Kekerasan dalam rumah tangga (KDRT) adalah istilah untuk perilaku yang dirancang untuk memanipulasi, mengontrol, meremehkan, atau menyakiti. “KDRT dapat menyerang kelompok mana pun, terlepas dari komposisi demografis mereka. Hal ini dapat berdampak pada orang-orang dari semua latar belakang ras, identitas gender, usia, status sosial ekonomi, dan orientasi seksual,” kata konselor komunitas Michelle Giordano.
Di Amerika Serikat (AS), KDRT memengaruhi sekitar 10 juta orang tiap tahunnya. Para ahli percaya statistik menunjukkan lebih rendah dari angka sebenarnya karena berbagai hambatan sistemik, hukum, sosial, dan emosional dalam pelaporan.

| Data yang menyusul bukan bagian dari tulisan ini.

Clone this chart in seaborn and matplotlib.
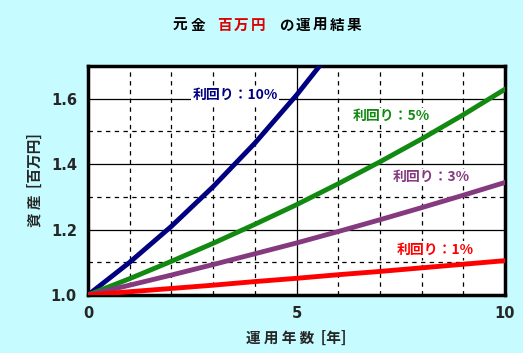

“Semua jenis kekerasan dalam rumah tangga sangat jarang dilaporkan. Oleh karena itu, sulit untuk menentukan dengan tepat seberapa luas penyebarannya,” ujarnya.
Menurut Giordano, mereka yang tidak melapor memiliki sejumlah alasan, di antaranya:
-Ketakutan akan apa yang mungkin dilakukan pelaku jika mereka melaporkannya
-Kurangnya kesadaran akan sumber daya yang tersedia untuk dukungan
-Perasaan malu atau terhina tentang apa yang terjadi
-Kurangnya akses ke telepon, komputer, atau cara lain untuk menghubungi bantuan
-Ketergantungan finansial pada pelaku
-Kurangnya kepercayaan terhadap sistem peradilan pidana
“Ini menjadi rumit ketika seseorang masih ingin atau merasa berkewajiban untuk melindungi pelaku kekerasan yang merupakan orang yang dicintainya,” ujar psikoterapis Courtney Glashow.
Para penyintas yang berasal dari kelompok marginal mungkin enggan untuk melapor. Imigran tidak berdokumen, misalnya, tidak boleh melaporkan ke polisi karena takut hal ini akan mengakibatkan mereka dideportasi.
“Selain itu, beberapa laki-laki mungkin tidak melaporkan KDRT karena mereka berasal dari budaya atau keyakinan yang mempermalukan laki-laki karena telah dianiaya,” kata pekerja sosial klinis berlisensi Kaytee Gillis.
“Meskipun kekerasan yang dilakukan oleh pasangan intim dapat menimpa laki-laki dan perempuan, sering kali perempuan menjadi sasaran kekerasan fisik dan pelecehan seksual yang serius,” kata Giordano.
Gillis mengatakan, orang dewasa yang menggunakan kekerasan terhadap pasangannya mungkin juga memiliki kecenderungan lebih tinggi untuk melakukan pelecehan dan mengabaikan anak mereka sendiri.